Tan lines aren’t a worry if you’re wearing Ludovic de Saint Sernin swimwear… The designer previewed his SS21 collection with a tender film, Do You Love Me? which saw two boys fall head-over-heels for one another on a pebble beach. Both wearing Ludovic’s skimpy briefs, there’s lots of long, romantic gazes and some tasteful water canoodling. It’s practically the summer fling every gay boy dreams about…
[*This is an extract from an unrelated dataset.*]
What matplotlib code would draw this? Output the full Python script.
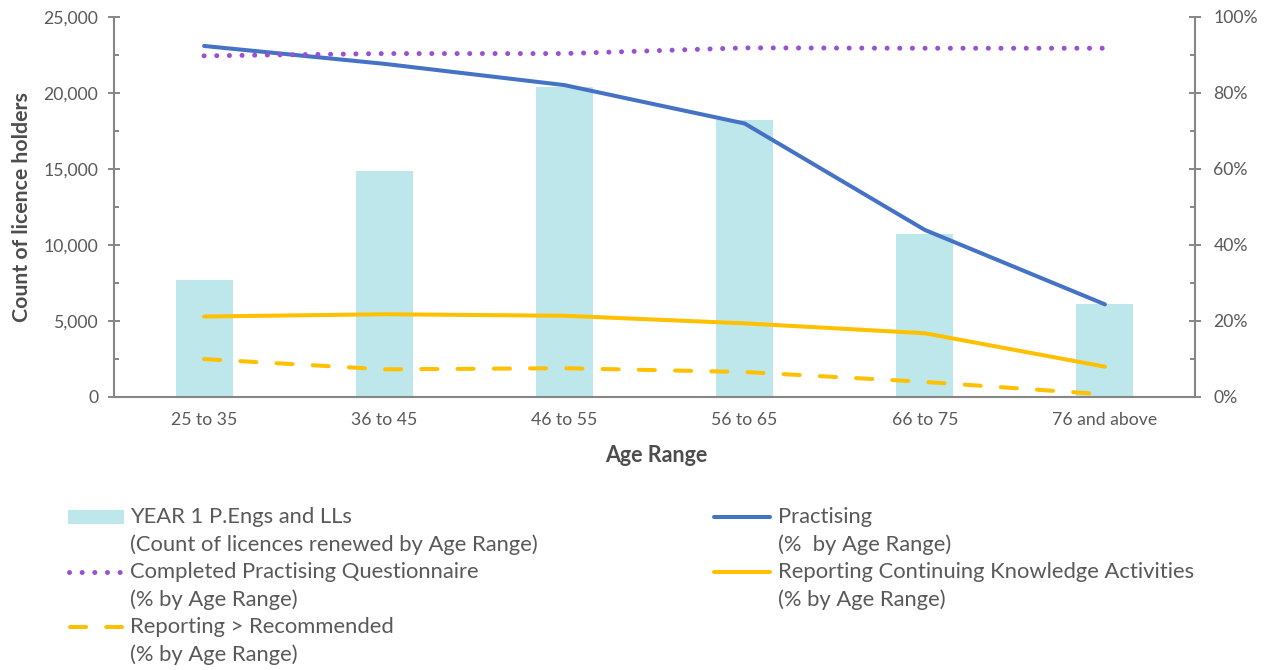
import numpy as np
import matplotlib
matplotlib.use("Agg")
import matplotlib.pyplot as plt
from matplotlib.lines import Line2D
from matplotlib.patches import Rectangle
from matplotlib.ticker import FuncFormatter, MultipleLocator

plt.rcParams['font.family'] = ['Lato', 'DejaVu Sans']

# ---- data ----
age_ranges = ["25 to 35", "36 to 45", "46 to 55", "56 to 65", "66 to 75", "76 and above"]
licence_counts = [7700, 14850, 20400, 18200, 10700, 6100]
practising_pct = [0.923, 0.876, 0.820, 0.719, 0.439, 0.243]
questionnaire_pct = [0.897, 0.903, 0.903, 0.918, 0.917, 0.917]
ck_activities_pct = [0.211, 0.217, 0.213, 0.193, 0.167, 0.079]
above_recommended_pct = [0.099, 0.072, 0.075, 0.065, 0.039, 0.006]

# ---- styling ----
BAR_C = '#BEE7EB'
BLUE = '#4472C4'
PURPLE = '#9A50D2'
GOLD = '#FFC000'
AXIS_C = '#868686'
TEXT_C = '#595959'
LABEL_C = '#4D4D4D'

W, H = 1268, 670
fig = plt.figure(figsize=(W / 100, H / 100), dpi=100)

def fx(px):
    return px / W

def fy(py):
    return 1 - py / H

ax = fig.add_axes([fx(114), fy(396.7), fx(1195) - fx(114), fy(16.7) - fy(396.7)])
ax2 = ax.twinx()

x = np.arange(len(age_ranges))
ax.bar(x, licence_counts, width=0.316, color=BAR_C, zorder=1)

lw = 2.9
ax2.plot(x, practising_pct, color=BLUE, lw=lw, solid_capstyle='round', solid_joinstyle='round')
ax2.plot(x, questionnaire_pct, color=PURPLE, lw=3.6, linestyle=(0, (0.01, 2.52)),
         dash_capstyle='round')
ax2.plot(x, ck_activities_pct, color=GOLD, lw=lw, solid_capstyle='round', solid_joinstyle='round')
ax2.plot(x, above_recommended_pct, color=GOLD, lw=lw, linestyle=(0, (4, 5)),
         dash_capstyle='round')

ax.set_xlim(-0.5, len(age_ranges) - 0.5)
ax.set_ylim(0, 25000)
ax2.set_ylim(0, 1)

ax.yaxis.set_major_locator(MultipleLocator(5000))
ax.yaxis.set_minor_locator(MultipleLocator(2500))
ax.yaxis.set_major_formatter(FuncFormatter(lambda v, p: f"{int(v):,}"))
ax2.yaxis.set_major_locator(MultipleLocator(0.2))
ax2.yaxis.set_minor_locator(MultipleLocator(0.1))
ax2.yaxis.set_major_formatter(FuncFormatter(lambda v, p: f"{int(round(v * 100))}%"))

ax.set_xticks(x)
ax.set_xticklabels(age_ranges)

for a in (ax, ax2):
    for s in a.spines.values():
        s.set_visible(False)
ax.spines['left'].set_visible(True)
ax.spines['bottom'].set_visible(True)
ax2.spines['right'].set_visible(True)
for s in (ax.spines['left'], ax.spines['bottom'], ax2.spines['right']):
    s.set_color(AXIS_C)
    s.set_linewidth(1.5)

tick_fs = 12.7
ax.tick_params(axis='x', length=0, pad=11, labelsize=tick_fs, labelcolor=TEXT_C)
ax.tick_params(axis='y', which='major', direction='inout', length=8.6, width=1.4,
               color=AXIS_C, pad=7, labelsize=tick_fs, labelcolor=TEXT_C)
ax.tick_params(axis='y', which='minor', direction='in', length=3.6, width=1.4, color=AXIS_C)
ax2.tick_params(axis='y', which='major', direction='inout', length=8.6, width=1.4,
                color=AXIS_C, pad=9, labelsize=tick_fs, labelcolor=TEXT_C)
ax2.tick_params(axis='y', which='minor', direction='in', length=3.6, width=1.4, color=AXIS_C)

fig.text(fx(22), fy(207), "Count of licence holders", rotation=90, ha='center', va='center',
         fontsize=15.3, fontweight='bold', color=LABEL_C)
fig.text(fx(656), fy(456), "Age Range", ha='center', va='center',
         fontsize=15.5, fontweight='bold', color=LABEL_C)

# ---- legend, two columns of two-line entries ----
leg_fs = 15.8
line_gap = 27.6

def legend_entry(x0, x1, xt, y, lines, kind, color):
    if kind == 'patch':
        fig.add_artist(Rectangle((fx(x0), fy(y + 7)), fx(x1) - fx(x0), fy(y - 7) - fy(y + 7),
                                 transform=fig.transFigure, color=color, lw=0))
    elif kind == 'solid':
        fig.add_artist(Line2D([fx(x0 + 2), fx(x1 - 2)], [fy(y), fy(y)], transform=fig.transFigure,
                              color=color, lw=lw, solid_capstyle='round'))
    elif kind == 'dotted':
        fig.add_artist(Line2D([fx(x0 + 1), fx(x1)], [fy(y), fy(y)], transform=fig.transFigure,
                              color=color, lw=3.6, linestyle=(0, (0.01, 2.52)),
                              dash_capstyle='round'))
    elif kind == 'dashed':
        fig.add_artist(Line2D([fx(x0 + 2), fx(x1)], [fy(y), fy(y)], transform=fig.transFigure,
                              color=color, lw=lw, linestyle=(0, (4, 5)),
                              dash_capstyle='round'))
    for i, t in enumerate(lines):
        fig.text(fx(xt), fy(y + i * line_gap), t, ha='left', va='center',
                 fontsize=leg_fs, color=TEXT_C)

legend_entry(68, 124, 130, 517,
             ["YEAR 1 P.Engs and LLs", "(Count of licences renewed by Age Range)"], 'patch', BAR_C)
legend_entry(68, 122, 130, 572,
             ["Completed Practising Questionnaire", "(% by Age Range)"], 'dotted', PURPLE)
legend_entry(68, 122, 130, 627,
             ["Reporting > Recommended", "(% by Age Range)"], 'dashed', GOLD)
legend_entry(712, 772, 778, 517,
             ["Practising", "(%  by Age Range)"], 'solid', BLUE)
legend_entry(712, 772, 778, 572,
             ["Reporting Continuing Knowledge Activities", "(% by Age Range)"], 'solid', GOLD)

fig.savefig("out.png", dpi=100)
Similarly to Ludovic, Namacheko’s SS21 film featured a beach and two boys. Instead of romance, though, brother and sister duo Dilan and Lezan Lurr explored ideas surrounding “rituals, adolescence, innocence, and nature.” Short and snappy at just under two minutes long, Krokus features finger-painting, dancing-in-circles and a glimpse at some rather excellent Namacheko knits, due to be unveiled to the press in Tokyo later this month.
Palomo Spain invites you into the studio to witness the method to his magic, dressing his tender army in extravagant, gender-fluid evening wear. Think lime green suiting, dresses with billowing skirts and a cracking pair of bumsters that come adorned with a floral arrangement. “This fucking jacket, it doesn’t look right,” he proclaims as he frantically styles his tender muses. Watch a modern design maven at work.
Designer, rock-climber, movie director? Spencer Phipps premiered his SS21 collection through a film feature trailer that starred the designer himself. Gambling, wrestling and a slew of cracking cowboy boots, this is two and half minutes of pure Americana, with some fantastic fashions to match.